Forrest’s last novel, Divine Days, is the acme of his artistic career as well as the culmination and conclusion of his prior works. In fact, it would be fair to say that Divine Days both revises and comprises all of his earlier novels. At 1, 135 pages, it is undoubtedly the longest of all his works and one of the longest novels in American fiction in general. Similar to Irish author James Joyce’s masterpiece, Ulysses (1922) and magnum opus Finnegans Wake (1939), to say nothing of Ralph Ellison’s Joycean Invisible Man or John Barth’s Sot-Weed Factor (1960), Forrest attempts a complete portrait of the concerns and issues that have helped to define all that is simultaneously virtuous and problematic within African American history and identity. Like its literary models, the narrative of Divine Days is cyclical, often returning to earlier events in the narrative or to moments in his earlier novels. Its epic retelling of one week in 1966 in the life of Joubert Aintoine Jones draws events from the Bloodworth trilogy, Forrest’s own life and experiences (especially his work with the Nation of Islam), the entire arc of early African American history from slavery to freedom, the Black Power era, and trends in African American literature, culture, and art since the 1960s. Its central motif is a question that tests the differences between generations, eras, “races,” and classes: “How can you destroy what we created?”

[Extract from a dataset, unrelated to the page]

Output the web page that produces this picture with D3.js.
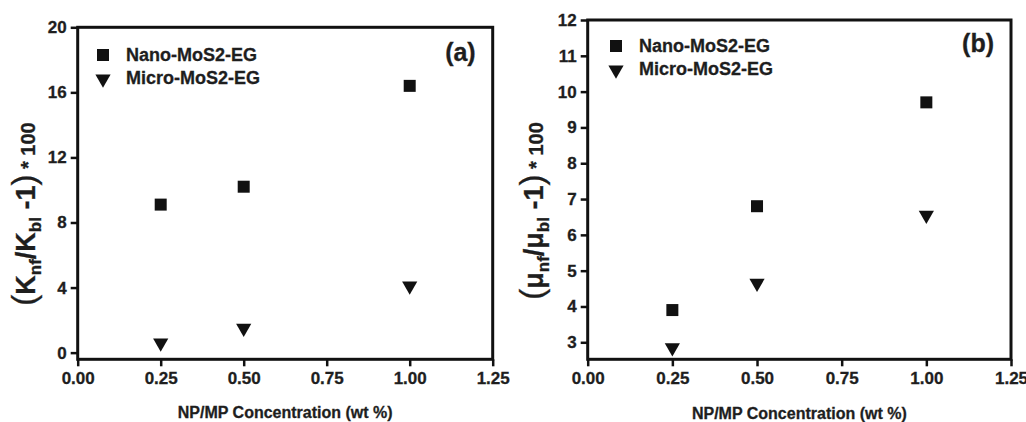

Scholarship on Forrest, especially on the enormous Divine Days, has been limited but thoughtful and thorough. The only extant book on Forrest is an anthology (albeit a strong one), John G. Cawelti, Leon Forrest: Introductions and Interpretations (1997), which includes an extensive bibliography. Dana Williams, “Preachin’ and Singin’ Just to Make It Over: The Gospel Impulse in Leon Forrest’s Bloodworth Trilogy,” is the most comprehensive assessment of Forrest’s early works to date and possibly the harbinger of the first single-author, book-length study of Forrest’s fiction as a whole. Other notable sources include: Callaloo 16, no. 2 (Spring 1993), which contains a special section on Forrest; Leon Forrest and Madhu Dubey, “The Mythos of Gumbo: Leon Forrest Talks about Divine Days” Callaloo 19, no. 3 (Summer 1996); Charles H. Rowell and Leon Forrest, “‘Beyond the Hard Work and Discipline’: An Interview with Leon Forrest,” Callaloo 20, no. 2 (Spring 1997).

Foster, Sharon Ewell (b. May 9, 1956, Marshall, Texas) Novelist Sharon Ewell Foster writes fiction intended primarily for the Christian community, but she has also won recognition for her novels’ ability to fuse a deep spirituality with harrowing portrayal social issues. Her first novel, Passing by Samaria (2000), is set in Mississippi and Chicago in 1919, one of the worst years of racial violence in American history. It centers upon young, black Alena Waterbridge, who discovers a friend’s lynched body in Mississippi and is consequently sent north by her parents to save her life. Once in Chicago, she becomes involved in the city’s black community and witnesses the racial violence that affects that city during a horrible riot. Alena eventually embraces her faith and learns the power of forgiveness. Ain’t No River, published in early 2001, indicts both materialism and employment discrimination against African Americans.

* Ralph Ellison, Invisible Man (1952; reprint, New York: Vintage, 1995), 16.